OPINIÓN
El huerto Zuloaga se queda: lo que nos recuerda la victoria de las hortelanas de Tetuán
Todo ha discurrido a gran velocidad. En el transcurso de un par de semanas la comunidad que trabaja el Huerto Zuloaga, en Tetuán, ha sabido que tendrían que suspender su actividad durante al menos un año porque el Ayuntamiento así se lo había concedido a la promotora que trabaja en solar contiguo; se han reunido para armar una propuesta alternativa que permitiera mantener la actividad hortelana, y, finalmente, han recibido la noticia de que su lucha ha surtido efecto. El huerto Zuloaga se queda. La historia ha discurrido rápida, pero es densa: aquí encontrarás voces y detalles.
Este jueves llegaba al grupo de WhatsApp del huerto un mensaje encabezado con las palabras “Hortelanas, buenísimas noticias!” Había llamado el jefe de la Unidad Técnica de Estudios del Departamento de Educación Ambiental, responsable de la Red de Huertos Urbanos, para comunicar que el Ayuntamiento aceptaría su contrapropuesta, en la que se invitaba a cerrar una franja al final del huerto para que los responsables de la obra pudieran acceder por allí a sus labores constructivas sin necesidad de suspender la actividad del espacio. Hoy lo han hecho público en sus redes sociales y, ahora, solo falta preparar la zona durante los próximos días, agradecer la predisposición final de la administración y celebrar.
El del Zuloaga no es el típico huerto de colegio. Para empezar, la concesión del terreno de 500 metros cuadrados, que se encuentra junto al edificio municipal que alberga la biblioteca y la escuela de música, y cercano al propio centro, la tiene el AMPA. En parte por ello, es un huerto abierto al barrio, en el que pueden ser hortelanas personas que no formen parte de la comunidad educativa del CEIP Ignacio Zuloaga (aunque el huerto está muy imbricado con el espíritu educativo del centro).

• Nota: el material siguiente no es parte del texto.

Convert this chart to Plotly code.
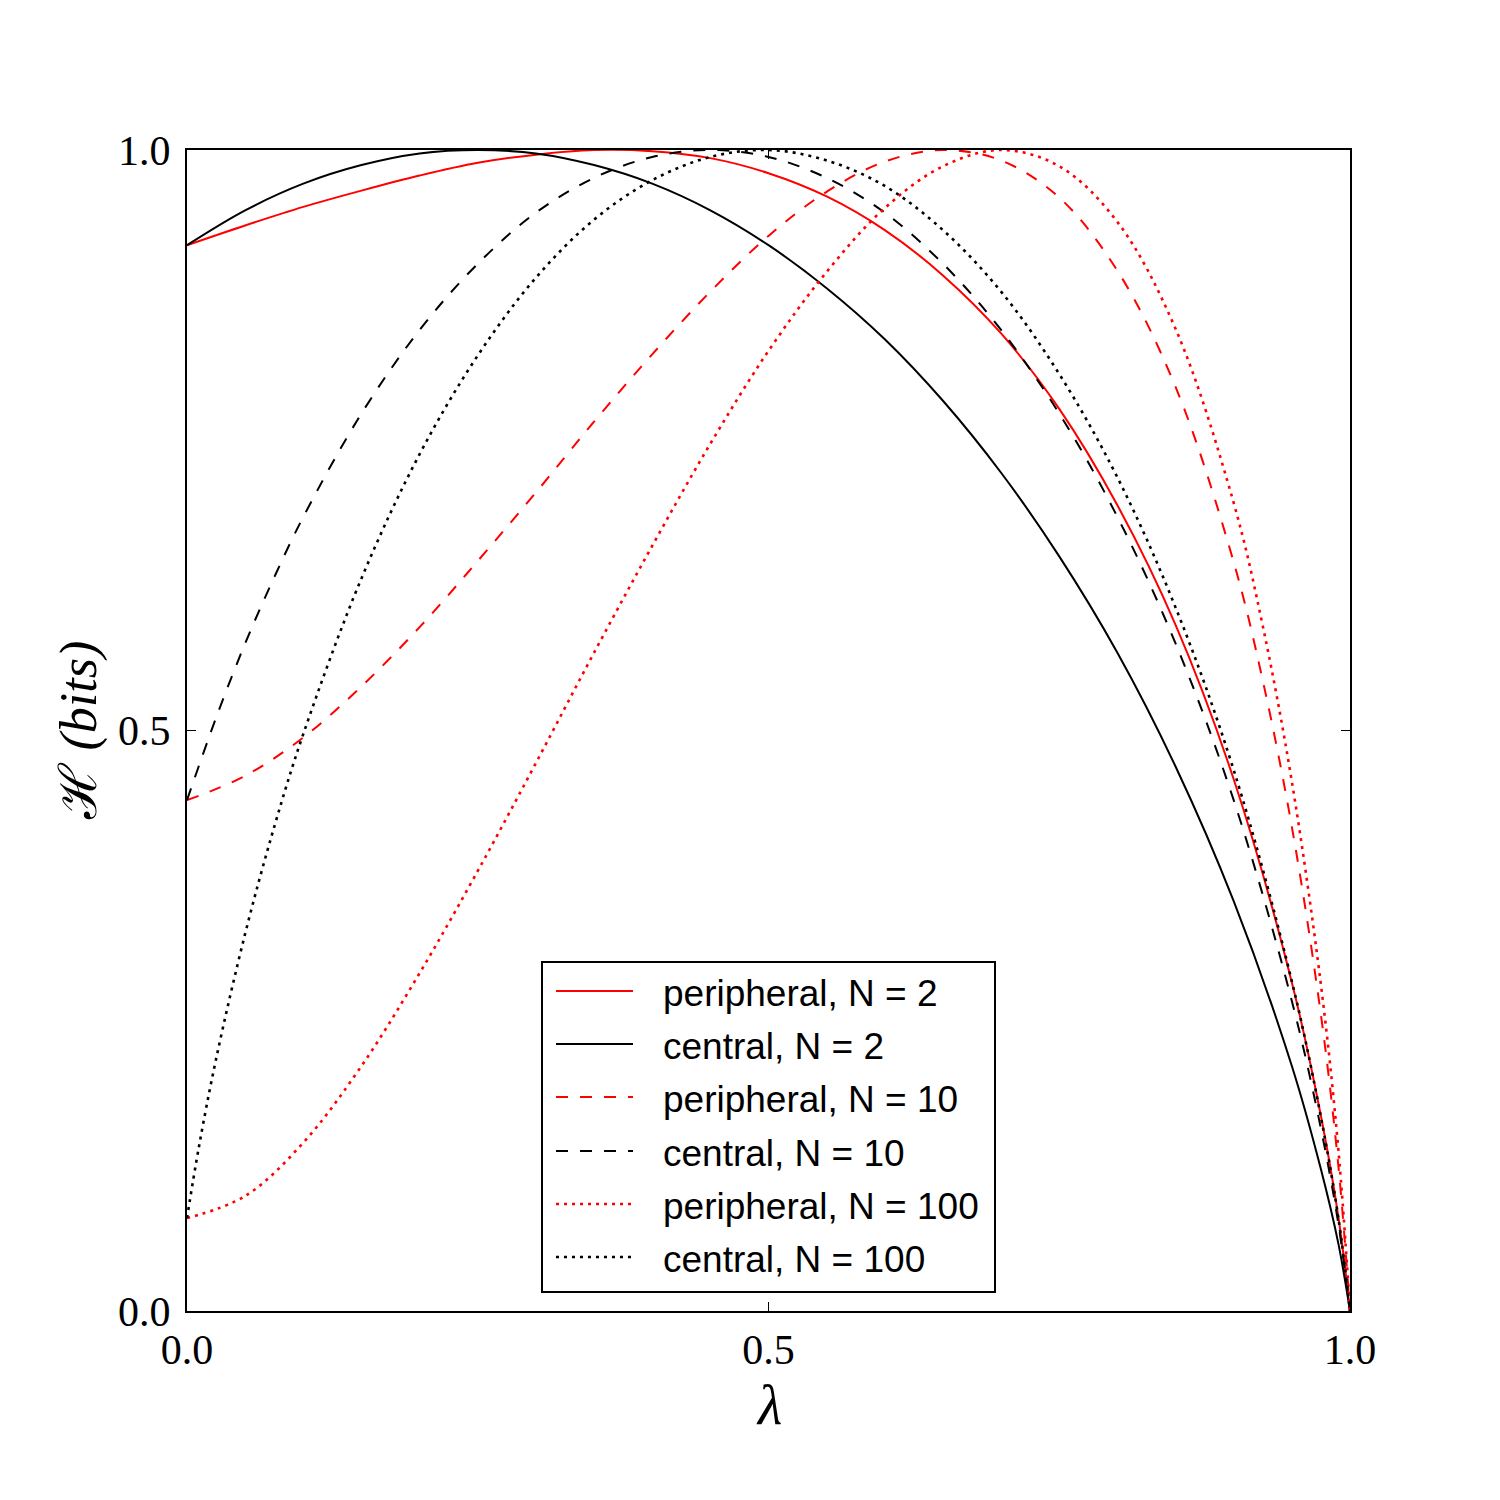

Durante los días en que las hortelanas tuvieron que afrontar la situación sobrevenida, la ambición de su reivindicación cambió de escala, según hemos podido saber. El Área de Obras lo había negociado todo con la promotora y la constructora sin que el Área de Medioambiente las viera venir, al parecer, y la llegada de la suspensión de la concesión por un año parecía inminente. En un principio, el realismo hizo camino entre la rabia y el estupor, aunque no iban a quedarse a esperar sentadas el cierre: exigirían por escrito la vuelta en las mismas condiciones, el mantenimiento de los árboles, intentarían ganar tiempo para organizarlo todo –y repartir los plantones– y harían saber que era éticamente inaceptable que los concesionarios del huerto fueran los últimos en enterarse y el barrio se quedara huérfano de un espacio clave de sociabilidad.
Sin embargo, y rebelándose también contra el hombre del tiempo, convocaron una cita en el huerto el pasado sábado. Y se pusieron a hablar y decidieron que no querían irse y que harían una propuesta al Ayuntamiento. La armaron en unos días, hicieron mucho ruido, esgrimieron razones. Y el huerto se queda.
La de las hortelanas es una de esas victorias necesarias por varias razones. En primer lugar, porque no todos los días los movimientos sociales y vecinales ganan de forma tan rotunda. Estamos acostumbrados a sacar partido a las demostraciones morales y a las victorias matizadas (que a veces no es poco en tiempos de desamparo comunitario).
En segundo lugar, porque nos recuerda la importancia de las genealogías. La historia del huerto Zuloaga empieza antes de existir, en 2014, cuando un grupo de padres del colegio ocupan un trozo de solar para hacer un huerto escolar. Entonces, el Ayuntamiento tuvo el mal tino de mandar una máquina a remover la tierra a la hora del recreo, a la vista de los niños. Después del escándalo, llegó la concesión y, desde entonces, el huerto se ha convertido en un aglutinador de experiencias y en escuela de trabajo cooperativo.
Y, en último lugar, porque confirma la necesidad de poblar la ciudad de huertos comunitarios más allá de sus obvias ventajas medioambientales. Este espacio común, situado junto a otros de naturaleza pública, se ha mostrado como un catalizador de la fuerza de la gente hasta el punto de que fue la reunión en el espacio la que vitaminó la ambición de la protesta vecinal, como hemos explicado. Las hortelanas sabían que un año sin territorialidad era mucho más que 365 días sin plantar. Suponía el peligro de que se secaran las hojas de la enredadera vecinal tejida en el lugar.